Whether to try to divert more water looms as the most difficult issue.

Denver Water has been working  to move additional water it owns in the upper Colorado River Basin to an expanded reservoir west of Boulder. Beyond that project, utility officials "are not in the near future looking at any new trans-mountain diversion projects," said Denver Water manager Jim Lochhead, who previously served as director of natural resources for the state.

Lochhead views Colorado's projected shortfall in the context of climate-change impact on water around the West and legal obligations to deliver water to other states. An interstate agreement splits 15 million acre-feet of water presumed to be in the Colorado River between upper basin and lower basin states of Arizona, California and Nevada.

"Our ability to develop additional water projects from the Colorado River is dependent on the security of that supply," he said. "The problem is that we have an obligation to deliver to the lower basin a certain amount of water.
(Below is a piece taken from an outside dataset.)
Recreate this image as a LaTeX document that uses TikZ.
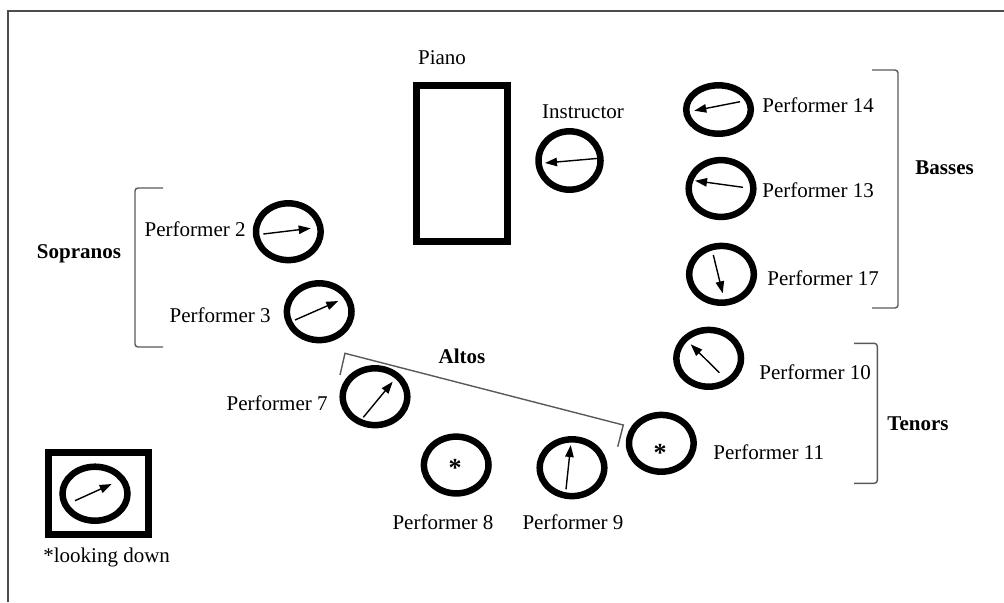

So we get leftovers. And with climate change, the upper basin has to bear the hydrological risk of what is left over. We need a way to quantify that and work with the lower basin to provide security on how we are going to be sure we have that amount of water before we can move forward with any kind of big new project."

State officials held public hearings as required by lawmakers on the draft plan. They say they will hold more before finalizing the plan by December 2015. 

"Our need to do this is now. We've seen sustained and systemic drought and record flooding," Eklund said. "We need to make sure we are as agile and forward-thinking as a state as we can be."